Opinion: The Georgia Board of Regents could fail students again

With its lack of diversity and its appointment of Sam Olens in 2016, the Board of Regents has proven itself to be inherently problematic.

After facing pressure to leave Kennesaw State, President Sam Olens will step down on Feb. 15, 2018. Dr. Ken Harmon, provost and vice president of academic affairs, was named interim president during the transition.

The Georgia Board of Regents (BOR) said it will conduct a national search for Olens’ replacement in a statement to The Atlanta Journal-Constitution. A national search should be a given when selecting the president of a major university, yet it was a step somehow not taken in the original appointment of Olens.

In November 2016, Olens was appointed as president of KSU with no other candidates having been considered. Olens was moved from his position as state attorney general to serve KSU, receiving a huge pay raise by starting out with a $430,000 salary, according to the AJC.

The decision seemed to directly reward Olens by giving him a position which he was unqualified for, having no professional experience in the field of education, according to the AJC.

To appoint a harshly unqualified man, without considering other candidates, to a position that would make him over a million dollars in just three years is inexcusable.

Faculty and students issued restraining orders against Olens in protest.

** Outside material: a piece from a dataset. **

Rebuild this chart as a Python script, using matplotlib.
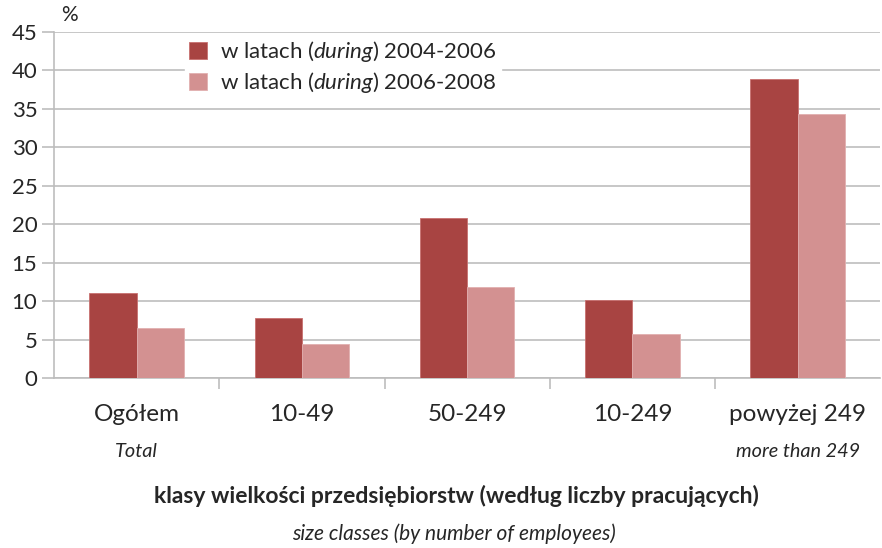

Among them was Leonard Witt, a professor of communication, who expressed his concerns about Olens to The Sentinel in November 2016.

Less than a year-and-a-half later, Olens is out, and Witt believes that the BOR’s decision to conduct a national search is a step in the right direction, saying that the board members “learned more to what happens in a dictatorship than what transpires in a free and open democracy,” and that “this would never have happened in the first place if the BOR was not 85 percent male and 90 percent white as it is now.”

The current BOR leaves no space for marginalized students to be adequately represented in their own government or university. This good-ole-boys style elitism does not represent the diversity and values of students at KSU or any other university.

Hopefully, the Board of Regents will grow to become more diverse and listen primarily to the students and faculty when considering a university’s president. For now, students can hope for the best and be prepared to protest the worst.